We were on a cruise on the Cruise and Maritime Voyages ship Marco Polo when it stopped at the port of its construction, Wismar. This German city has a lot of old world charm, and the central district is much as it was at the turn of the previous century. The buildings of the market square are of a wonderful north European style and face a beautiful water works and fountain, the Wasserkunst (circa 1602).
The brightly coloured buildings really add to the experience, and their gabled construction has a special character.
There is ample modern shopping as well as cafes, and specialty shops all in close proximity. We spent some time in one of the dessert venues for some great strudel and walnut ice cream.
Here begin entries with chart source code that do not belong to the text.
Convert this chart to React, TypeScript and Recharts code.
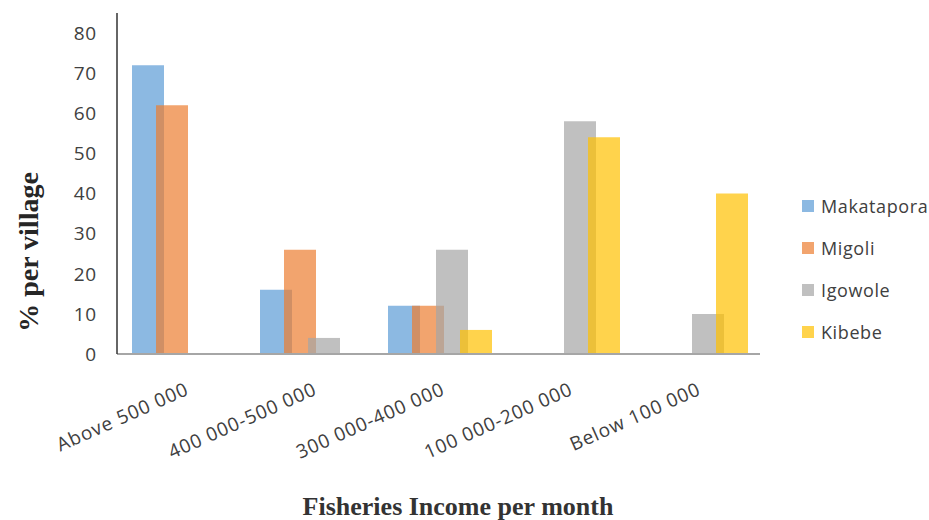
import React from 'react';
import { BarChart, Bar, XAxis, YAxis } from 'recharts';

// income brackets (TZS per month)
const brackets = ['Above 500 000', '400 000-500 000', '300 000-400 000', '100 000-200 000', 'Below 100 000'];

// share of respondents per village, %
const makatapora = [72, 16, 12, 0, 0];
const migoli = [62, 26, 12, 0, 0];
const igowole = [0, 4, 26, 58, 10];
const kibebe = [0, 0, 6, 54, 40];

const yTicks = [0, 10, 20, 30, 40, 50, 60, 70, 80];

const villages = [
    { key: 'Makatapora', values: makatapora, color: '#5B9BD5' },
    { key: 'Migoli', values: migoli, color: '#ED7D31' },
    { key: 'Igowole', values: igowole, color: '#A5A5A5' },
    { key: 'Kibebe', values: kibebe, color: '#FFC000' },
];

const data = brackets.map((name, i) => {
    const row: Record<string, string | number> = { name };
    villages.forEach((v) => { row[v.key] = v.values[i]; });
    return row;
});

const sans = '"Open Sans", "Liberation Sans", sans-serif';
const serif = '"Liberation Serif", "Times New Roman", serif';

const BracketTick = ({ x, y, payload }: any) => (
    <g transform={`translate(${x + 6},${y + 32})`}>
        <text transform="rotate(-24)" textAnchor="end" fill="#404040" fontSize={19} letterSpacing={0.9} fontFamily={sans}>
            {payload.value}
        </text>
    </g>
);

const YTitle = () => (
    <text x={28} y={252} transform="rotate(-90 28 252)" textAnchor="middle" dominantBaseline="central"
        fontFamily={serif} fontWeight="bold" fontSize={28} fill="#262626">
        % per village
    </text>
);

const XTitle = () => (
    <text x={458} y={515} textAnchor="middle" fontFamily={serif} fontWeight="bold" fontSize={26} fill="#333">
        Fisheries Income per month
    </text>
);

// legend sits in the right-hand gutter, one row per village
const VillageLegend = () => (
    <div style={{ position: 'absolute', left: 802, top: 185, fontFamily: sans, fontSize: 18, letterSpacing: 0.6, color: '#404040' }}>
        {villages.map((v) => (
            <div key={v.key} style={{ display: 'flex', alignItems: 'center', height: 42 }}>
                <span style={{ width: 12, height: 12, background: v.color, opacity: 0.7, marginRight: 7 }} />
                <span>{v.key}</span>
            </div>
        ))}
    </div>
);

export default function App() {
    return (
        <div style={{ position: 'absolute', left: 0, top: 0, width: 929, height: 520, background: '#fff' }}>
            <BarChart width={929} height={520} data={data} barSize={32} barGap={-8}
                margin={{ top: 13, right: 169, left: 0, bottom: 0 }}>
                <XAxis dataKey="name" height={166} padding={{ left: 3, right: 0 }} interval={0}
                    tickLine={false} axisLine={{ stroke: '#A6A6A6', strokeWidth: 2 }}
                    tick={<BracketTick />} label={{ content: <XTitle /> }} />
                <YAxis width={117} domain={[0, 85]} ticks={yTicks} tickLine={false} tickMargin={14}
                    axisLine={{ stroke: '#333', strokeWidth: 1.5 }}
                    tick={{ fill: '#404040', fontSize: 19, fontFamily: sans, letterSpacing: 0.8 }}
                    label={{ content: <YTitle /> }} />
                {villages.map((v) => (
                    <Bar key={v.key} dataKey={v.key} fill={v.color} fillOpacity={0.7} isAnimationActive={false} />
                ))}
            </BarChart>
            <VillageLegend />
        </div>
    );
}
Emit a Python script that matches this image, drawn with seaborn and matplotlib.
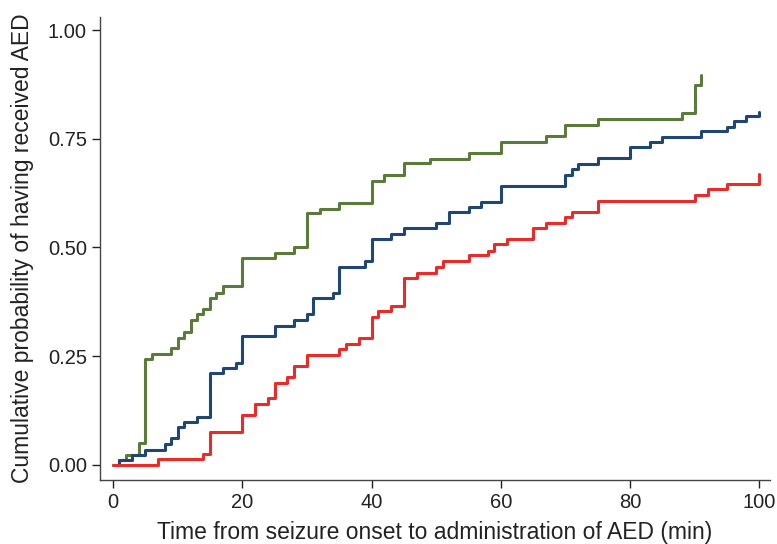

The St. George’s Church and port areas provide other great opportunities to explore. The church is a reconstruction of the Medieval original which was destroyed by Allied bombing in World War Two.
There is also the Marienkirche which was used as a backdrop and filming location for the 1922 vampire film Nosferatu. In fact much of the film is set in the fictional town of Wisborg, which is a weak attempt of disguise the name Wismar. Many of the venues used in this Gothic classic can still be found, and I had fun doing so.
This silent classic is a must watch as a prototype horror film, and the experience of viewing it will enhance a visit to Wismar, and vice versa.
Wismar is off the beaten track for many travelers, but is well worth making the adjustments to travel plans to see.